• Data extract:
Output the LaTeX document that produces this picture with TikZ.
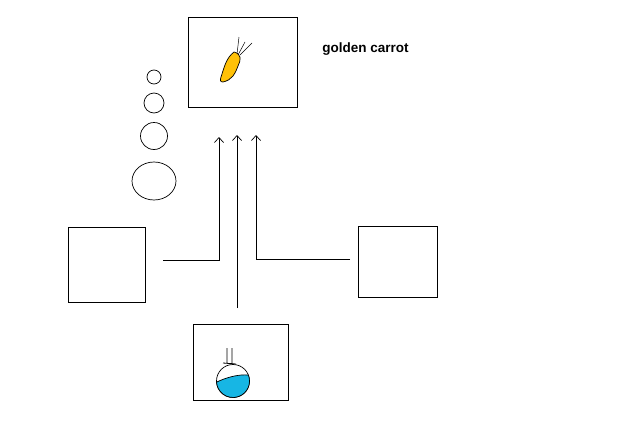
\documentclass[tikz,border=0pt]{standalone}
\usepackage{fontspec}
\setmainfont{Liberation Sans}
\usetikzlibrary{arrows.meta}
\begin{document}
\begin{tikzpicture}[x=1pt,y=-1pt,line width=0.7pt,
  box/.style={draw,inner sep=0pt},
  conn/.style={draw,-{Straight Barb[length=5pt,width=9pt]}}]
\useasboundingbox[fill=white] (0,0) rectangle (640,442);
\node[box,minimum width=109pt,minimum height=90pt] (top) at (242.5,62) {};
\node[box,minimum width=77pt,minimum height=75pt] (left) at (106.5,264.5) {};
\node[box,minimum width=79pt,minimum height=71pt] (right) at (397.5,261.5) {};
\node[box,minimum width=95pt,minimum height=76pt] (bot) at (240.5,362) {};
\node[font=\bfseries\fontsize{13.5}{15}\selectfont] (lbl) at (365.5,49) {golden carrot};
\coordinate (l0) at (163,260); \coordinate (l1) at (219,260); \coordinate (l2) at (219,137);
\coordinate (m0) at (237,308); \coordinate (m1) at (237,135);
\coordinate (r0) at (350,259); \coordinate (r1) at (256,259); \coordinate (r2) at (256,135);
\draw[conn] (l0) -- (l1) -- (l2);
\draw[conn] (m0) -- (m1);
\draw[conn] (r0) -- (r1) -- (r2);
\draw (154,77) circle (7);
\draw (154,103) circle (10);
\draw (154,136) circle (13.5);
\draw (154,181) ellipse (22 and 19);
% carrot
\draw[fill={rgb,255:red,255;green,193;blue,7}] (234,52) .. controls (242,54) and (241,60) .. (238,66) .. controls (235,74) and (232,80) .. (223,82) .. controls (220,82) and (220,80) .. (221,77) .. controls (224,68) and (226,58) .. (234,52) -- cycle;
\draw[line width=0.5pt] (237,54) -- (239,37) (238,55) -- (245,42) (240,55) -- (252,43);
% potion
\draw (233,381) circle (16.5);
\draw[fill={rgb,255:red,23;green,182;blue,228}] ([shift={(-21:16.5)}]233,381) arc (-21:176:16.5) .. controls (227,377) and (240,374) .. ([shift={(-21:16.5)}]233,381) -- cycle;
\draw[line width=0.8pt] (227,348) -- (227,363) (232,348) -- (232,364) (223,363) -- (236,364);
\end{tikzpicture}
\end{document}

• Exercise: Give the data above again in full and unchanged, skipping the pictures.

• Completed exercise:
Output the LaTeX document that produces this picture with TikZ.
\documentclass[tikz,border=0pt]{standalone}
\usepackage{fontspec}
\setmainfont{Liberation Sans}
\usetikzlibrary{arrows.meta}
\begin{document}
\begin{tikzpicture}[x=1pt,y=-1pt,line width=0.7pt,
  box/.style={draw,inner sep=0pt},
  conn/.style={draw,-{Straight Barb[length=5pt,width=9pt]}}]
\useasboundingbox[fill=white] (0,0) rectangle (640,442);
\node[box,minimum width=109pt,minimum height=90pt] (top) at (242.5,62) {};
\node[box,minimum width=77pt,minimum height=75pt] (left) at (106.5,264.5) {};
\node[box,minimum width=79pt,minimum height=71pt] (right) at (397.5,261.5) {};
\node[box,minimum width=95pt,minimum height=76pt] (bot) at (240.5,362) {};
\node[font=\bfseries\fontsize{13.5}{15}\selectfont] (lbl) at (365.5,49) {golden carrot};
\coordinate (l0) at (163,260); \coordinate (l1) at (219,260); \coordinate (l2) at (219,137);
\coordinate (m0) at (237,308); \coordinate (m1) at (237,135);
\coordinate (r0) at (350,259); \coordinate (r1) at (256,259); \coordinate (r2) at (256,135);
\draw[conn] (l0) -- (l1) -- (l2);
\draw[conn] (m0) -- (m1);
\draw[conn] (r0) -- (r1) -- (r2);
\draw (154,77) circle (7);
\draw (154,103) circle (10);
\draw (154,136) circle (13.5);
\draw (154,181) ellipse (22 and 19);
% carrot
\draw[fill={rgb,255:red,255;green,193;blue,7}] (234,52) .. controls (242,54) and (241,60) .. (238,66) .. controls (235,74) and (232,80) .. (223,82) .. controls (220,82) and (220,80) .. (221,77) .. controls (224,68) and (226,58) .. (234,52) -- cycle;
\draw[line width=0.5pt] (237,54) -- (239,37) (238,55) -- (245,42) (240,55) -- (252,43);
% potion
\draw (233,381) circle (16.5);
\draw[fill={rgb,255:red,23;green,182;blue,228}] ([shift={(-21:16.5)}]233,381) arc (-21:176:16.5) .. controls (227,377) and (240,374) .. ([shift={(-21:16.5)}]233,381) -- cycle;
\draw[line width=0.8pt] (227,348) -- (227,363) (232,348) -- (232,364) (223,363) -- (236,364);
\end{tikzpicture}
\end{document}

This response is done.